Does my hon. Friend agree that the attempt to rubbish the sequential test in PPG 6 by the hon. Member for Truro and St. Austell (Mr. Taylor) owed more to his ignorance about planning than any lack of integrity in the test?

Mr. Lepper

I thank my hon. Friend for his intervention, but I have already described my own humility in planning debates, although my wife was able to advise me on the issues. We should perhaps avoid lurching into addressing issues—[Interruption.] I do not criticise my hon. Friend—when we do not fully understand all of them.

I should like to deal with the issue of the difference between superstores and supermarkets. We have to acknowledge the important role that food retailers, with supermarkets, are able to play as partners in regenerating our town centres. They have played an important role in many of the important town management schemes, not only by helping to enhance the appeal of centres—in which they are already located, and to which they decide to locate—and creating jobs, but by ensuring that they very often act as a lever for other funding sources to help to regenerate those town centres. Sainsbury, for example, claims that its active involvement in, and support for, town management schemes has helped local authorities across the country to lever in more than £300 million of additional funding from central Government, Europe and private investors.

I have no particular remit for Sainsbury. In fact I actively opposed its plans for a 38,000 sq ft supermarket on a brown-field site as it was a completely inappropriate development. I am glad to say that the inspectors upheld the decision of the local council to oppose that application. While acknowledging that the proprietors of supermarkets can play an important role as private partners in regenerating our town centres, we must be aware of some of the concerns that have been raised this afternoon.

There is a genuine fear that the entry of Wal-Mart into Britain might well be followed by yet another huge retailer. Will K-Mart be next? Will we have the same experience that I have not seen at first hand, but have heard about from visitors from the United States where some small towns have Wal-Mart at one end of what was once the main street, K-Mart at the other and absolutely no retail development in between? The assurances from my right hon. Friend the Minister that the Government do not want the same situation to develop here lead us to be optimistic.

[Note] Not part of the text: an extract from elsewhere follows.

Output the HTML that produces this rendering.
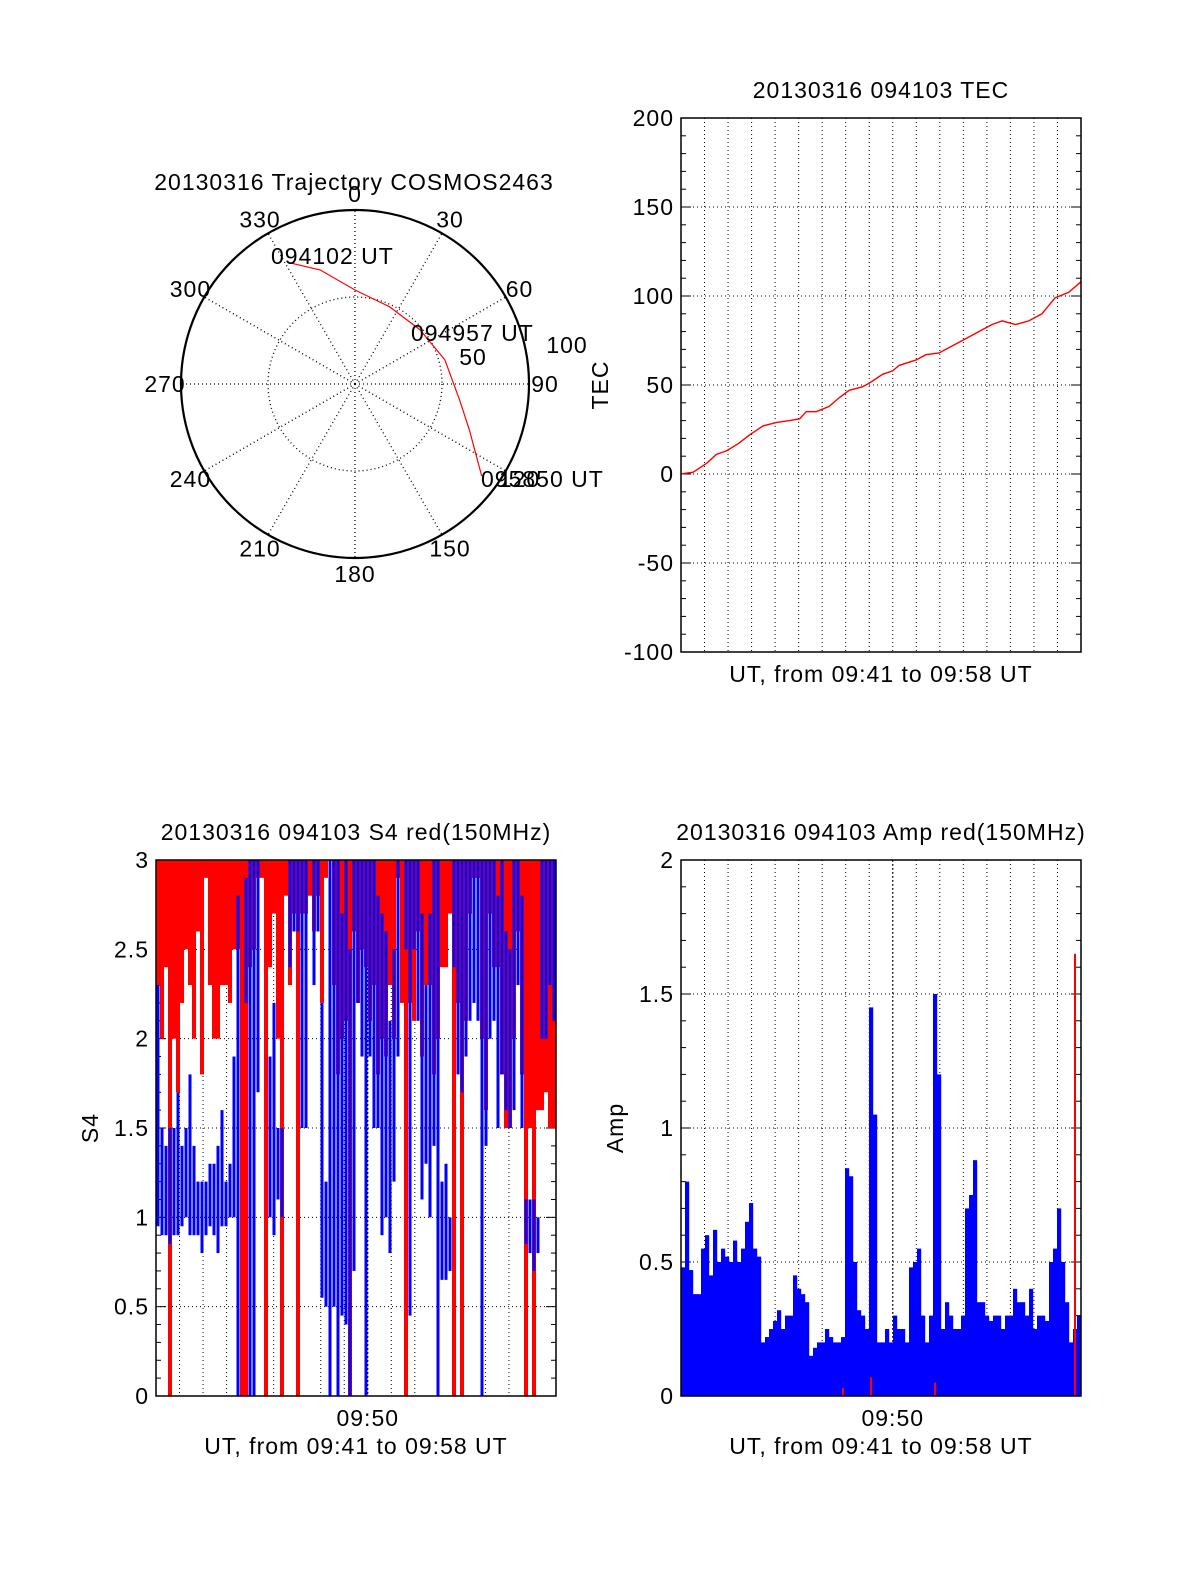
<!DOCTYPE html>
<html><head><meta charset="utf-8"><style>
html,body{margin:0;padding:0;background:#fff;overflow:hidden;width:1200px;height:1575px}
svg{display:block}
svg text{font-family:"Liberation Sans",Arial,sans-serif;fill:#000;letter-spacing:1px}
</style></head><body>
<svg id="fig" width="1200" height="1575" viewBox="0 0 1200 1575" xmlns="http://www.w3.org/2000/svg">
<rect width="1200" height="1575" fill="#fff"/>
<g id="polar"></g>
<g id="tec"></g>
<g id="s4"></g>
<g id="amp"></g>
</svg>
<script>
// ---------- data ----------
const trajAz = [331, 343, 0, 24, 50, 75, 99, 112, 126];
const trajR  = [80, 68.6, 54, 48.6, 48.6, 53.5, 61, 71, 90];
const trajLabels = ["094102 UT", "094957 UT", "095850 UT"];
const azTickLabels = [0,30,60,90,120,150,180,210,240,270,300,330];

const tecTime = [0,0.52,1.09,1.51,1.93,2.43,2.92,3.49,4.06,4.62,5.04,5.32,5.75,6.30,6.73,7.15,7.71,8.00,8.57,9.00,9.27,9.98,10.41,10.97,11.39,11.96,12.52,12.80,13.22,13.65,14.21,14.78,15.34,15.90,16.47,17.0];
const tecVal  = [0,1,6,11,13,17,22,27,29,30,31,35,35,38,43,47,49,51,56,58,61,64,67,68,71,75,79,81,84,86,84,86,90,99,102,108];
const tecTicks = [-100,-50,0,50,100,150,200];

const s4RedLo = [2.3,2.0,2.4,0,2.0,1.7,2.2,2.5,2.3,2.0,2.6,1.8,2.9,2.3,2.0,2.0,2.3,2.3,2.2,2.5,
2.5,0,0,2.4,2.5,2.9,2.9,0,2.4,2.7,2.0,0,2.8,2.3,2.7,0,2.7,2.7,2.8,2.6,
2.8,2.2,2.9,3,2.3,1.8,2.0,2.1,0,2.6,2.2,2.5,2.4,2.1,2.3,1.8,2.0,1.9,2.3,2.0,
2.9,2.2,0,2.2,2.1,2.6,1.9,2.3,2.3,1.8,2.0,2.4,2.4,2.7,0,2.2,0,2.1,2.7,2.9,
2.9,2.0,1.6,2.7,2.4,2.4,1.8,1.5,1.5,2.0,2.6,1.8,0,1.5,0,1.6,1.6,1.7,1.5,1.5];
const s4BlueLo = [0.95,0.9,0.9,0.85,0.9,0.9,0.95,1.0,0.9,0.9,0.9,0.8,0.9,0.95,0.9,0.8,0.95,0.95,1.0,1.0,
0,-1,2.2,0,0,1.7,-1,-1,1.0,0.9,1.1,1.0,-1,2.4,2.6,2.6,1.5,1.5,-1,2.3,
2.6,0.55,0.5,0,0.5,0,0.45,0.4,0,0.7,2.2,1.9,0,1.9,1.5,1.5,0.9,1.0,0.8,1.2,
1.9,-1,2.5,0.45,2.5,2.1,1.1,1.3,1.0,1.4,0,0.65,0.65,0.7,2.4,1.8,1.7,1.9,2.1,2.2,
2.1,0,1.4,2.0,2.1,1.5,1.8,1.6,1.5,1.6,2.3,1.5,0.85,0.8,0.7,0.8,2.0,2.0,2.3,2.1];
const s4BlueHi = [2.3,1.5,1.4,1.5,1.5,1.7,1.4,1.5,1.8,1.4,1.2,1.2,1.2,1.3,1.3,1.4,1.6,1.2,1.3,1.9,
2.8,-1,2.9,3,3,3,-1,-1,1.9,2.2,1.5,1.5,-1,3,3,3,3,3,-1,3,
3,2.2,1.2,3,3,3,2.7,3,2.5,3,3,3,3,3,3,2.8,2.7,2.6,2.1,2.5,
3,-1,3,3,3,3,2.7,2.3,2.7,3,3,1.2,1.3,1.0,3,3,3,3,3,3,
3,3,3,3,3,2.8,3,2.6,2.5,3,3,2.8,1.1,1.1,1.1,1.0,3,3,3,3];
const s4Ticks = [0,0.5,1,1.5,2,2.5,3];

const ampBlue = [0.48,0.8,0.47,0.38,0.38,0.55,0.6,0.45,0.62,0.5,0.55,0.52,0.5,0.58,0.5,0.55,0.65,0.72,0.55,0.52,
0.2,0.22,0.25,0.28,0.32,0.25,0.3,0.3,0.45,0.4,0.38,0.35,0.15,0.18,0.2,0.2,0.25,0.22,0.2,0.2,
0.22,0.85,0.82,0.5,0.32,0.3,0.25,1.45,1.05,0.2,0.2,0.25,0.2,0.3,0.25,0.25,0.2,0.48,0.5,0.55,
0.3,0.2,0.3,1.5,1.2,0.25,0.35,0.3,0.25,0.25,0.3,0.7,0.75,0.88,0.35,0.35,0.3,0.28,0.3,0.3,
0.25,0.3,0.3,0.4,0.35,0.35,0.3,0.4,0.25,0.3,0.3,0.28,0.5,0.55,0.7,0.5,0.35,0.2,0.25,0.3];
const ampRed = [0,0,0,0,0,0,0,0,0,0,0,0,0,0,0,0,0,0,0,0,0,0,0,0,0,0,0,0,0,0,0,0,0,0,0,0,0,0,0,0,
0.03,0,0,0,0,0,0,0.07,0,0,0,0,0,0,0,0,0,0,0,0,0,0,0,0.05,0,0,0,0,0,0,0,0,0,0,0,0,0,0,0,0,
0,0,0,0,0,0,0,0,0,0,0,0,0,0,0,0,0,0,1.65,0];
const ampTicks = [0,0.5,1,1.5,2];
const minutesSpan = 17;

// ---------- helpers ----------
const NS = "http://www.w3.org/2000/svg";
function mk(parent, tag, attrs, txt){
  const e = document.createElementNS(NS, tag);
  for (const k in attrs) e.setAttribute(k, attrs[k]);
  if (txt !== undefined) e.textContent = txt;
  parent.appendChild(e);
  return e;
}
const DOT = "1,3";
const FS = 23;

// ---------- polar ----------
(function(){
  const g = document.getElementById('polar');
  const cx = 355, cy = 384, R = 174, rMax = 100;
  const rs = v => v / rMax * R;
  const t = mk(g,'text',{x:354,y:190,'font-size':FS,'text-anchor':'middle'},"20130316 Trajectory COSMOS2463");
  
  
  for (let i=0;i<12;i++){
    const a = i*30*Math.PI/180;
    const l = mk(g,'line',{x1:cx,y1:cy,x2:cx+R*Math.sin(a),y2:cy-R*Math.cos(a),stroke:'#000','stroke-width':1.3,'stroke-dasharray':DOT});
    
    
  }
  const ci = mk(g,'circle',{cx:cx,cy:cy,r:rs(50),fill:'none',stroke:'#000','stroke-width':1.3,'stroke-dasharray':DOT});
  
  
  const co = mk(g,'circle',{cx:cx,cy:cy,r:R,fill:'none',stroke:'#000','stroke-width':2.2});
  
  
  azTickLabels.forEach(v=>{
    const a = v*Math.PI/180, rr = 190;
    const tx = mk(g,'text',{x:cx+rr*Math.sin(a),y:cy-rr*Math.cos(a)+8,'font-size':FS,'text-anchor':'middle'},String(v));
    
    
  });
  const r50 = mk(g,'text',{x:473,y:365,'font-size':FS,'text-anchor':'middle'},"50");
  
  
  const r100 = mk(g,'text',{x:567,y:353,'font-size':FS,'text-anchor':'middle'},"100");
  
  
  let d='';
  trajAz.forEach((az,i)=>{
    const a = az*Math.PI/180, r = rs(trajR[i]);
    d += (i?'L':'M') + (cx+r*Math.sin(a)).toFixed(1)+','+(cy-r*Math.cos(a)).toFixed(1);
  });
  const p = mk(g,'path',{d:d,fill:'none',stroke:'#f00','stroke-width':1.2});
  
  
  const lp = [[271,264],[411,341],[481,487]];
  trajLabels.forEach((s,i)=>{
    const tx = mk(g,'text',{x:lp[i][0],y:lp[i][1],'font-size':FS},s);
    
    
  });
})();

// ---------- generic time axes ----------
function axes(g, L, T, W, H, ymin, ymax, ticks, minorStep, fmt, xlabel, ylabel, ylx, title, tickAt50){
  const ys = v => T + H - (v-ymin)/(ymax-ymin)*H;
  const xs = m => L + m/minutesSpan*W;
  for (let m=1;m<minutesSpan;m++){
    const gl = mk(g,'line',{x1:xs(m),y1:T,x2:xs(m),y2:T+H,stroke:'#000','stroke-width':1,'stroke-dasharray':DOT});
    
    
  }
  ticks.forEach(v=>{
    if (v>ymin && v<ymax){
      const gl = mk(g,'line',{x1:L,y1:ys(v),x2:L+W,y2:ys(v),stroke:'#000','stroke-width':1,'stroke-dasharray':DOT});
      
      
    }
    const tl = mk(g,'text',{x:L-7,y:ys(v)+8,'font-size':FS,'text-anchor':'end'},fmt(v));
    
    
  });
  for (let v=ymin; v<=ymax+1e-9; v+=minorStep){
    const isMaj = ticks.some(t=>Math.abs(t-v)<1e-9);
    const len = isMaj?10:5;
    const a = mk(g,'line',{x1:L,y1:ys(v),x2:L+len,y2:ys(v),stroke:'#000','stroke-width':1});
    
    
    const b = mk(g,'line',{x1:L+W,y1:ys(v),x2:L+W-len,y2:ys(v),stroke:'#000','stroke-width':1});
    
    
  }
  if (title){
    const tt = mk(g,'text',{x:L+W/2,y:T-20,'font-size':FS,'text-anchor':'middle'},title);
    
    
  }
  const xl = mk(g,'text',{x:L+W/2,y:T+H+(tickAt50?58:30),'font-size':FS,'text-anchor':'middle'},xlabel);
  
  
  if (tickAt50){
    const tl = mk(g,'text',{x:xs(9),y:T+H+30,'font-size':FS,'text-anchor':'middle'},"09:50");
    
    
    const tk = mk(g,'line',{x1:xs(9),y1:T,x2:xs(9),y2:T+H,stroke:'#000','stroke-width':1,'stroke-dasharray':'2,2'});
    
    
  }
  const yl = mk(g,'text',{x:ylx,y:T+H/2,'font-size':FS,'text-anchor':'middle',transform:`rotate(-90 ${ylx} ${T+H/2})`},ylabel);
  
  
  return {ys, xs};
}
function frame(g,L,T,W,H){
  const r = mk(g,'rect',{x:L,y:T,width:W,height:H,fill:'none',stroke:'#000','stroke-width':1.5});
  
  
}

// ---------- TEC ----------
(function(){
  const g = document.getElementById('tec');
  const L=681,T=118,W=400,H=534;
  const {ys,xs} = axes(g,L,T,W,H,-100,200,tecTicks,10,v=>String(v),"UT, from 09:41 to 09:58 UT","TEC",608,"20130316 094103 TEC",false);
  let d='';
  tecTime.forEach((m,i)=>{ d += (i?'L':'M')+xs(m).toFixed(1)+','+ys(tecVal[i]).toFixed(1); });
  const p = mk(g,'path',{d:d,fill:'none',stroke:'#f00','stroke-width':1.4});
  
  
  frame(g,L,T,W,H);
})();

// ---------- S4 ----------
(function(){
  const g = document.getElementById('s4');
  const L=156,T=860,W=400,H=536;
  const {ys,xs} = axes(g,L,T,W,H,0,3,s4Ticks,0.1,v=>String(v),"UT, from 09:41 to 09:58 UT","S4",98,"20130316 094103 S4 red(150MHz)",true);
  const n = s4RedLo.length, bw = W/n;
  s4RedLo.forEach((v,i)=>{
    if (v>=3) return;
    const r = mk(g,'rect',{x:L+i*bw,y:ys(3),width:bw,height:ys(v)-ys(3),fill:'#f00'});
    
    
  });
  s4BlueLo.forEach((v,i)=>{
    const hi = s4BlueHi[i];
    if (v<0 || hi<0) return;
    const r = mk(g,'rect',{x:L+i*bw+0.5,y:ys(hi),width:bw-1,height:ys(v)-ys(hi),fill:'#00f'});
    
    
  });
  frame(g,L,T,W,H);
})();

// ---------- Amp ----------
(function(){
  const g = document.getElementById('amp');
  const L=681,T=860,W=400,H=536;
  const {ys,xs} = axes(g,L,T,W,H,0,2,ampTicks,0.1,v=>String(v),"UT, from 09:41 to 09:58 UT","Amp",623,"20130316 094103 Amp red(150MHz)",true);
  const n = ampBlue.length, bw = W/n;
  ampBlue.forEach((v,i)=>{
    const r = mk(g,'rect',{x:L+i*bw,y:ys(v),width:bw+0.2,height:ys(0)-ys(v),fill:'#00f'});
    
    
  });
  ampRed.forEach((v,i)=>{
    if (v<=0) return;
    const r = mk(g,'rect',{x:L+i*bw+1,y:ys(v),width:2,height:ys(0)-ys(v),fill:'#f00'});
    
    
  });
  frame(g,L,T,W,H);
})();
</script>
</body></html>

Finally, I welcome the proposals in the Government's modernising planning documents to which the Minister referred and the pilot schemes in Bexley and elsewhere for one-stop shops providing assistance to developers submitting applications. I also welcome the proposals for mediation in the planning process to avoid the confrontation which often results from planning applications. I particularly welcome the underlying theme of the Government's modernising planning agenda for local development-led plans initiating the planning process in certain areas, rather than planning being a reactive process, as has often been the case in the past. Although there will be changes in the planning process—and not before time—we can all be assured that the Government are determined to stand by PPG6 and the safeguards that it provides.

6.8 pm

Mr. Norman Baker (Lewes)

I am pleased to follow my near neighbour the hon. Member for Brighton, Pavilion (Mr. Lepper) who spoke largely in support of the Liberal Democrat motion. I very much hope that he will join us in the Lobby this evening. I note that the Minister for the Regions, Regeneration and Planning is abstaining tonight, so the Government obviously have some sympathy with our motion.

Let me pick up on one point. There was considerable approval among Labour Members for what the Minister said and he gave us some welcome assurances. I want to be clear in my mind that his speech reflects the view of the entire Government. My hon. Friend the Member for Truro and St. Austell (Mr. Taylor) said that there were two ways of looking at the issue. The part of the Government that seeks to protect the environment puts that foremost, whereas another part of the Government says that lower prices, competition and letting the market rip may be a good thing. That view is epitomised by the DTI. The Government need to make it clear which line they are taking.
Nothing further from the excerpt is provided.